Мне-то кажется, дело не в непонимании его стихов и тем более не в недоданности славы. За шумом стадионов он сам никогда не тянулся и даже чужд был всяческой эстрад ности, а о понимании его поэзии читателями всегда можно поспорить, ибо еще вопрос: понимает ли сам Юрий Кузне­цов иные из своих глубинных сокровенных стихов? То, что открывается ему с олимпийского пространства во всей полноте, может быть, даже недоступно сознанию человека. Это лишь усиливает трагичность и одиночество поэта.

Там, на олимпийском пространстве, плох он или хо­рош, но живет в ладу и с Гете, и с Данте, и с Петраркой. Здесь, на грешной земле, у него собеседник, пожалуй, был один - Вадим Кожинов, и тот совсем недавно ушел, не до­жив две недели до шестидесятилетнего юбилея Кузнецова.
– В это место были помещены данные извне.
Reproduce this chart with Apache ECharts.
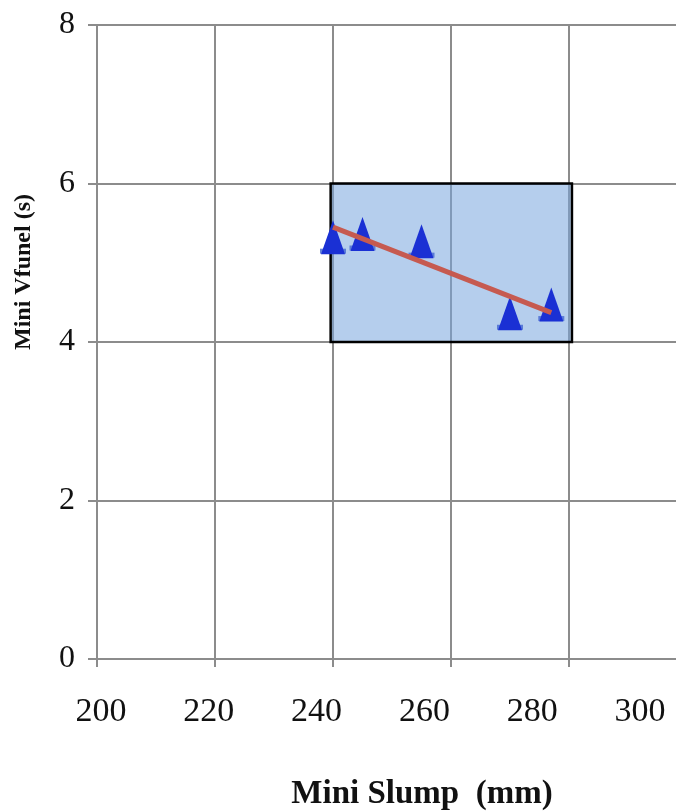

Поэт признавал, похоже, его равенство. Равенство не по­этическое или критическое, равенство олимпийских небо­жителей.

За горизонтом старые друзья

Спились, а новым доверять нельзя.

Твой дом парит в дыму земного шара,

А выше Дионисий и гитара,

И с книжной полки окликает Рим:

Мементо мори, Кожинов Вадим!

Смерть, как жена, к другому не уйдет,

Но смерти нет, а водка не берет.

Душа верна неведомым пределам.

В кольце врагов займемся русским делом.

Нас, может, двое, остальные - дым.

Твое здоровье, Кожинов Вадим.

(«То не ворон считают соловьи...», 1979)

Место первого поэта России конца XX века, которое по праву заслужил Юрий Кузнецов, принесло ему больше пе­чали и новых тревог, чем душевного спокойствия. В конце концов он изначально выбрал наиболее трудный путь. А еще вернее, пошел по пути, определенному судьбой. Не было бы войны - не было бы такого Кузнецова. Не было бы гибели отца, трагедии безотцовщины - не было бы и удивительных строк, открывших России и миру такого Кузнецова. Как быстро это стало классикой:

Шел отец, шел отец невредим

Через минное поле.

Превратился в клубящийся дым -

Ни могилы, ни боли.

Столб крутящейся пыли бредет,

Одинокий и страшный.

(«Возвращение», 1972)

С тех пор с ним всегда в поэзии - образ дыма, образ пыли - образ отца, образ смерти, образ внезапной пусто­ты. «Отец! - кричу. - Ты не принес нам счастья!.. / Мать в ужасе мне закрывает рот». Получается, что гибель отца да­ла нам такого поэта. Изначальная точка отсчета поэзии Кузнецова в его личной трагедии. «Вот он встает, идет, еще минута - / Начнется безотцовщина сейчас!/ Начнется жизнь насмешливая, злая, / Та жизнь, что непохожа на мечту... / Не раз, не раз о помощи взывая, / Огромную ус­лышу пустоту». Страдания и гибель перерастают в энергию будущих поколений, будь это дети 1937 года, будь это дети фронтовиков. Отсюда уже и знаменитое: «Я пил из черепа отца / За правду на земле, / За сказку русского лица / И вер­ный путь во мгле...» После гибели осталась лишь мгла, и уже самому Юрию Кузнецову нужно было выбирать свой русский путь. Земля все былое забыла. Забыли и сверстни­ки, многие из них. Ощущение трагичности обострилось в Москве, в буреломе событий, в жизни на пределе. Как бы ни любил поэт родную Кубань, как бы ни клялся ей в вер­ности, но, думаю, не было бы той Москвы шестидесятых - семидесятых годов, не было бы Кубы, где он проходил ар­мейскую службу с острым предчувствием надвигающейся атомной войны, не было бы и соприкосновения Юрия Куз­нецова с тем Олимпом, на который он оказался вознесен. Был бы обыкновенный, традиционный неплохой поэт, не более.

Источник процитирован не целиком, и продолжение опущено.